- Genre: Sitcom
- Based on: The Nanny by Fran Drescher; Peter Marc Jacobson;
- Written by: Diego Alarcon Fran Drescher
- Directed by: Claudio Ferrari
- Starring: Florencia Peña; Boy Olmi; Roberto Carnaghi; Carola Reyna; Agustina Córdova; Malena Luchetti; Mariano Colombo; Mirta Busnelli; Carmen Vallejo; Jorgelina Aruzzi;
- Country of origin: Argentina
- Original language: Spanish
- No. of seasons: 2
- No. of episodes: 175

Production
- Executive producer: Mariano Berterreix
- Producers: Fran Drescher; Prudence Fraser; Peter Marc Jacobson; Frank Lombardi; Garyn Lucas; Robert Sternin; Diane Wilk;
- Production location: TeleSet Studios
- Running time: 30 minutes (approx.)
- Production company: Sony Pictures Entertainment

Original release
- Network: Telefe
- Release: January 19, 2004 – March 19, 2005

Related
- The Nanny

= La Niñera (Argentine TV series) =

La Niñera is an in Argentine sitcom based on the American television series The Nanny, starring Florencia Peña, Boy Olmi, Roberto Carnaghi and Carola Reyna. The series consisted of two seasons, airing from 2004 to 2005.

== Plot ==
Flor Finkel, is an extravagant woman who starts working as a nanny for the Iraolas, a very wealthy family, formed by Juan Manuel Iraola, and his three children, Maggie, Agustín and Mica. In addition, the family has a butler named Fidel and Tete, a business partner of Juan Manuel (who is in love with him).

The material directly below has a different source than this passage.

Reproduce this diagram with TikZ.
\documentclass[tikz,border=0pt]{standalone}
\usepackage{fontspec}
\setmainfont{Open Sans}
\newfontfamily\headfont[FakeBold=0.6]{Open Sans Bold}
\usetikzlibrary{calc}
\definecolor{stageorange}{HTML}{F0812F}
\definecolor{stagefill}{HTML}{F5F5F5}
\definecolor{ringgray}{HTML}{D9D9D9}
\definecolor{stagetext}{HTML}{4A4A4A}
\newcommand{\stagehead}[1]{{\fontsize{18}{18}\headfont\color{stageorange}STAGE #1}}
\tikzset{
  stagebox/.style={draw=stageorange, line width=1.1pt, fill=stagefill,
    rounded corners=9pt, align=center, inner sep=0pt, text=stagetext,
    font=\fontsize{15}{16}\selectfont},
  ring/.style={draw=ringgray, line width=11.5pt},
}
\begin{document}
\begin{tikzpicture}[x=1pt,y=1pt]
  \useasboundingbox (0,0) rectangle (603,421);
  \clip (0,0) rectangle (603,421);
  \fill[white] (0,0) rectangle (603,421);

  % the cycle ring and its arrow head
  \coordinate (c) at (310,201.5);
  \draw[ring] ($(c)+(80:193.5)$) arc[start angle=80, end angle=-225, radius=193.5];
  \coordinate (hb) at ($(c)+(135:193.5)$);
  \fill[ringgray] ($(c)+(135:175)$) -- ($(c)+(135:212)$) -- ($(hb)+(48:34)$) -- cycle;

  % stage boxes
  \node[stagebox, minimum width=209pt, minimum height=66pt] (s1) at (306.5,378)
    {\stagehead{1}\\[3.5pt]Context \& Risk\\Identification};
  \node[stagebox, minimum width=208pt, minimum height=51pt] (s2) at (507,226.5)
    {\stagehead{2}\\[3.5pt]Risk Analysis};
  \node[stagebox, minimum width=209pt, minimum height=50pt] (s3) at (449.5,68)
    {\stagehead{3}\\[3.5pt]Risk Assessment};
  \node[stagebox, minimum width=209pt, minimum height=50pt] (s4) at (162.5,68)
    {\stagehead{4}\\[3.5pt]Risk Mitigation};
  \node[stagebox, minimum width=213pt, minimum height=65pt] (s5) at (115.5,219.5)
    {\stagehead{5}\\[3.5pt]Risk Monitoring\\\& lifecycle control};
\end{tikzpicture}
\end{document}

Slowly but surely, Flor will give life to the house, turning it into a lovely home.

== Cast ==
- Florencia Peña as Flor Finkel (Fran Fine)
- Boy Olmi as Juan Manuel Iraola (Maxwell Sheffield)
- Roberto Carnaghi as Fidel (Niles)
- Carola Reyna as Teté López Lynch (C.C.)
- Agustina Córdova as Maggie Iraola (Margaret)
- Malena Luchetti as Micaela Iraola (Grace)
- Mariano Colombo as Juan Agustín Iraola (Brighton)
- Mirta Busnelli as Silvia Finkel (Sylvia Fine)
- Jorgelina Aruzzi as Vale (Val)

== Guest stars ==
The sitcom had a large number of celebrities who participated in the program, such as comedians and singers. The most prominent were Ricardo Montaner, Pablo Galan, Chayanne, Diego Torres, and others.